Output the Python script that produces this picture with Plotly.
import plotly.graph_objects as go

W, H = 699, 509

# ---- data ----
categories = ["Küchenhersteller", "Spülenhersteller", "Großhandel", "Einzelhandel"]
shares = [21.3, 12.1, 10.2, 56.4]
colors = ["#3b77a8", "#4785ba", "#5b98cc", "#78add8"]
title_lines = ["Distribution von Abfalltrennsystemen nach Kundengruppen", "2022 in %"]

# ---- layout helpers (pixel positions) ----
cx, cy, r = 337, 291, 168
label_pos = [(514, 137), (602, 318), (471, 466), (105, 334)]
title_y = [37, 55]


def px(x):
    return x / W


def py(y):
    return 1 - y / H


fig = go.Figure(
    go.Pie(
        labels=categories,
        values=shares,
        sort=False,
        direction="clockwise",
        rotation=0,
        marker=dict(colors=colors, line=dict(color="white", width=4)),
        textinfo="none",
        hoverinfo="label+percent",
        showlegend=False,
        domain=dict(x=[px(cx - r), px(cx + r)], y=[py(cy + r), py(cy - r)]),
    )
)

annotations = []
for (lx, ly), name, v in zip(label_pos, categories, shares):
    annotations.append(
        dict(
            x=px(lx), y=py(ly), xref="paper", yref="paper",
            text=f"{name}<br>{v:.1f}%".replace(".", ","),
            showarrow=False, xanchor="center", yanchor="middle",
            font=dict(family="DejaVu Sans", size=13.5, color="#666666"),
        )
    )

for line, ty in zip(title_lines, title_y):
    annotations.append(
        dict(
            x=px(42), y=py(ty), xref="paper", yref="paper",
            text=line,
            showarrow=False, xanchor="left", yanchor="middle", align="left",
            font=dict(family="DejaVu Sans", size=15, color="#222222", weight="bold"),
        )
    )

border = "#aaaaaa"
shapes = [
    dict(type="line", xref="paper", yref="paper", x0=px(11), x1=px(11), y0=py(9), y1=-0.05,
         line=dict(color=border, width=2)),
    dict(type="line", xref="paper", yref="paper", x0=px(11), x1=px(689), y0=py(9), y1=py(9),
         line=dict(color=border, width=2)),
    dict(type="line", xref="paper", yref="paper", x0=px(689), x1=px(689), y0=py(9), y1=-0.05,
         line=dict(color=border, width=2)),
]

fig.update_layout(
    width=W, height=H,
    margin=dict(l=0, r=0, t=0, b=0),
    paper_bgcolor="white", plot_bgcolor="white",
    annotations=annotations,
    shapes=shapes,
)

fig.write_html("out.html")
###
Write out the whole listing again. Match it word for word.

Written answer:
Output the Python script that produces this picture with Plotly.
import plotly.graph_objects as go

W, H = 699, 509

# ---- data ----
categories = ["Küchenhersteller", "Spülenhersteller", "Großhandel", "Einzelhandel"]
shares = [21.3, 12.1, 10.2, 56.4]
colors = ["#3b77a8", "#4785ba", "#5b98cc", "#78add8"]
title_lines = ["Distribution von Abfalltrennsystemen nach Kundengruppen", "2022 in %"]

# ---- layout helpers (pixel positions) ----
cx, cy, r = 337, 291, 168
label_pos = [(514, 137), (602, 318), (471, 466), (105, 334)]
title_y = [37, 55]


def px(x):
    return x / W


def py(y):
    return 1 - y / H


fig = go.Figure(
    go.Pie(
        labels=categories,
        values=shares,
        sort=False,
        direction="clockwise",
        rotation=0,
        marker=dict(colors=colors, line=dict(color="white", width=4)),
        textinfo="none",
        hoverinfo="label+percent",
        showlegend=False,
        domain=dict(x=[px(cx - r), px(cx + r)], y=[py(cy + r), py(cy - r)]),
    )
)

annotations = []
for (lx, ly), name, v in zip(label_pos, categories, shares):
    annotations.append(
        dict(
            x=px(lx), y=py(ly), xref="paper", yref="paper",
            text=f"{name}<br>{v:.1f}%".replace(".", ","),
            showarrow=False, xanchor="center", yanchor="middle",
            font=dict(family="DejaVu Sans", size=13.5, color="#666666"),
        )
    )

for line, ty in zip(title_lines, title_y):
    annotations.append(
        dict(
            x=px(42), y=py(ty), xref="paper", yref="paper",
            text=line,
            showarrow=False, xanchor="left", yanchor="middle", align="left",
            font=dict(family="DejaVu Sans", size=15, color="#222222", weight="bold"),
        )
    )

border = "#aaaaaa"
shapes = [
    dict(type="line", xref="paper", yref="paper", x0=px(11), x1=px(11), y0=py(9), y1=-0.05,
         line=dict(color=border, width=2)),
    dict(type="line", xref="paper", yref="paper", x0=px(11), x1=px(689), y0=py(9), y1=py(9),
         line=dict(color=border, width=2)),
    dict(type="line", xref="paper", yref="paper", x0=px(689), x1=px(689), y0=py(9), y1=-0.05,
         line=dict(color=border, width=2)),
]

fig.update_layout(
    width=W, height=H,
    margin=dict(l=0, r=0, t=0, b=0),
    paper_bgcolor="white", plot_bgcolor="white",
    annotations=annotations,
    shapes=shapes,
)

fig.write_html("out.html")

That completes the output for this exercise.